- **THE REQUEST**: Find the lines that include the string "this" and report how many there are. Give no other text.

---+---

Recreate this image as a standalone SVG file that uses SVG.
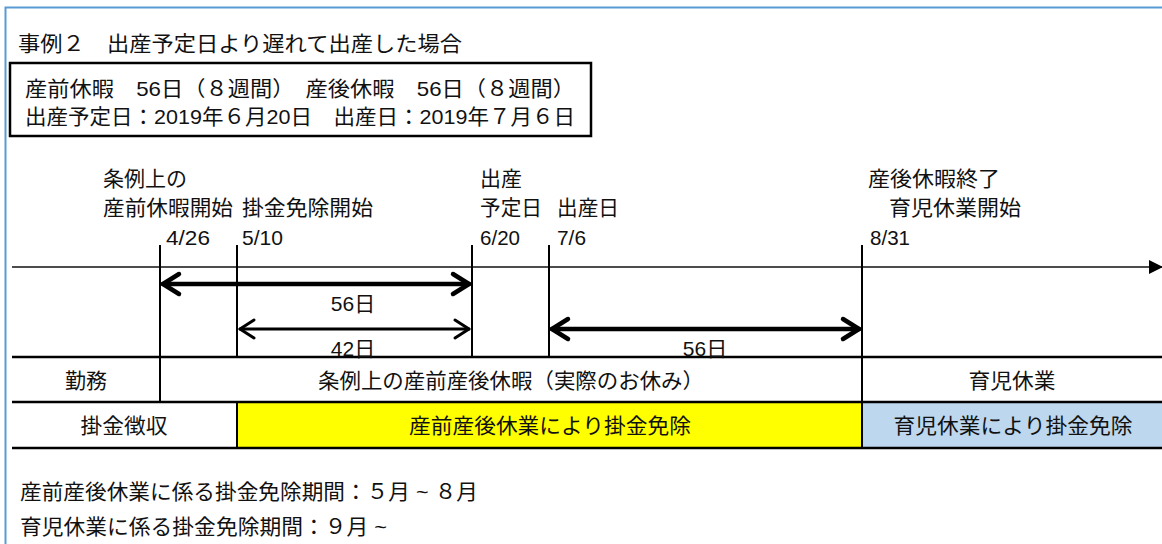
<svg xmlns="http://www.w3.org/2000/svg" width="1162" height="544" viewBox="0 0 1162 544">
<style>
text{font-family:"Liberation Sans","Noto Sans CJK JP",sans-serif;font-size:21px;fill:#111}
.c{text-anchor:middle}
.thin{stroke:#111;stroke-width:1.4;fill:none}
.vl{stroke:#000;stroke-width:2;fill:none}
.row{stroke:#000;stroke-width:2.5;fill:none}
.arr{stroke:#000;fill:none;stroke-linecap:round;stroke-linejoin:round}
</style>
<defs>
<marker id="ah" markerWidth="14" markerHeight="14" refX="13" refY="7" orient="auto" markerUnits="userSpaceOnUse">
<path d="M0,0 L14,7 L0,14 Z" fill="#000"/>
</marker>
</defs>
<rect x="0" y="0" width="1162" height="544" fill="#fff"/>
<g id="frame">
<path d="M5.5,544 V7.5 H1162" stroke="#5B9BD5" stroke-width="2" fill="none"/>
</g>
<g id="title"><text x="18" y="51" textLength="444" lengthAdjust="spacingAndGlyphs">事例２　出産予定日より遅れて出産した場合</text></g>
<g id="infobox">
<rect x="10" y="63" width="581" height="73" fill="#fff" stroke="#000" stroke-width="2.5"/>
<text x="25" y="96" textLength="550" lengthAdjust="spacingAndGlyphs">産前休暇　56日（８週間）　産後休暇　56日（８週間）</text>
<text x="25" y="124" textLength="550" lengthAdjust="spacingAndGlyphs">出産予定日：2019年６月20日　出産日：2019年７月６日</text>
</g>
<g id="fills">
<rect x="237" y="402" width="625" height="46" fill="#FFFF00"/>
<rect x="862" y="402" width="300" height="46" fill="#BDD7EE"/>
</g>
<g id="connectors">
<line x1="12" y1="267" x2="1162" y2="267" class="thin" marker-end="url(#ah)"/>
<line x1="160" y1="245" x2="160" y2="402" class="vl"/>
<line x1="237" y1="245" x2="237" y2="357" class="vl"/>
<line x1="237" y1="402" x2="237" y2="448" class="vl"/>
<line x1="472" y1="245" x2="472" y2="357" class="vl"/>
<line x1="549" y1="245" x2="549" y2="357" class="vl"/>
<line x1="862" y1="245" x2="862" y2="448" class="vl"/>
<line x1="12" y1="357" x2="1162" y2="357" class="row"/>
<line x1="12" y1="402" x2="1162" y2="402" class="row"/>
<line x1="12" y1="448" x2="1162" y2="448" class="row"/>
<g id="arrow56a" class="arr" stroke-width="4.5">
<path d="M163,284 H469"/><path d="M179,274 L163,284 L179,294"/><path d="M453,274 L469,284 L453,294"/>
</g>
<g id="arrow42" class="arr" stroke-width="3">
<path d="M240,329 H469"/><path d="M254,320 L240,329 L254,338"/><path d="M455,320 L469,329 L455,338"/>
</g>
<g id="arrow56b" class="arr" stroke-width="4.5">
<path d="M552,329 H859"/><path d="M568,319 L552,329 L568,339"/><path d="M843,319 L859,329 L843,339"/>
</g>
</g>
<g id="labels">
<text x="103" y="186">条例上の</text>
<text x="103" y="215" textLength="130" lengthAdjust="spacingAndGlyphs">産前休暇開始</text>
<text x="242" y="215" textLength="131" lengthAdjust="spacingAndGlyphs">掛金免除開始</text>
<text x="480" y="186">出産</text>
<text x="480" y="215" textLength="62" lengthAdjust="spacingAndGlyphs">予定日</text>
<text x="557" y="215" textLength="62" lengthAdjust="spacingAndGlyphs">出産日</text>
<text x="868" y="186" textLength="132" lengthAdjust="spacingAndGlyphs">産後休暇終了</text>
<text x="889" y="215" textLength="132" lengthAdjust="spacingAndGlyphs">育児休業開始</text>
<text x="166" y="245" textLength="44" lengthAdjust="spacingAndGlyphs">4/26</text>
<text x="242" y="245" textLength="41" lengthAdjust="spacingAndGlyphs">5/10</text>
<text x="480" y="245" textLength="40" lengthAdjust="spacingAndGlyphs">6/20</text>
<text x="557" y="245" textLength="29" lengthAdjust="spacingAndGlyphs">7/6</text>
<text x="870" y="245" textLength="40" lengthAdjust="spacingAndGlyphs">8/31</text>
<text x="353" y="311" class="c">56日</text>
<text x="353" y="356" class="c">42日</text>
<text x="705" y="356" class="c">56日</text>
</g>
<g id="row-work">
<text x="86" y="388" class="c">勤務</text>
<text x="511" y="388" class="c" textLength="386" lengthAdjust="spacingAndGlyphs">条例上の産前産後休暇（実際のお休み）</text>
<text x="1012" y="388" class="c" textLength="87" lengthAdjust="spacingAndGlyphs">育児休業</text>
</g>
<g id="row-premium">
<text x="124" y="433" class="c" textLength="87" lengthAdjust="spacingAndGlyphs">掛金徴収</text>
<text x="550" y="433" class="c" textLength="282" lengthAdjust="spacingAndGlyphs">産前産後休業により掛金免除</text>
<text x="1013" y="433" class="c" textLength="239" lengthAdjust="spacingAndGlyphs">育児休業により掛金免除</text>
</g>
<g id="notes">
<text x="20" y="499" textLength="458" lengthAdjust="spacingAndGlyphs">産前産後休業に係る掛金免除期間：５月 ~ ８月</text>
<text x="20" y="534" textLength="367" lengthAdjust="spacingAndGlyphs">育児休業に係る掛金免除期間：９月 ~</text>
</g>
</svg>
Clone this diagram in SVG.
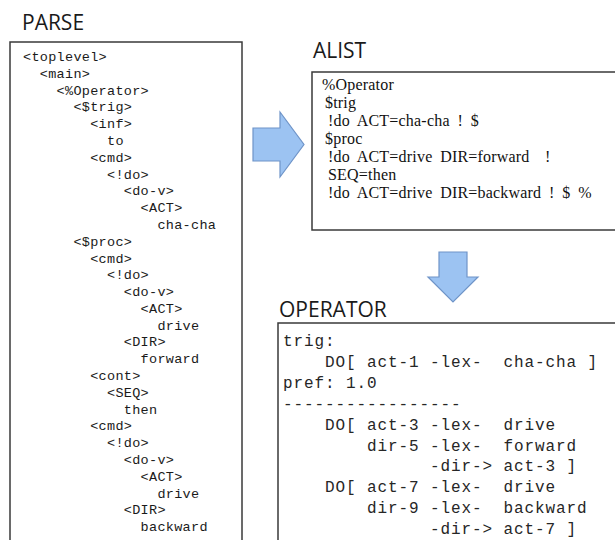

---+---

- **EXERCISE RESPONSE**: 2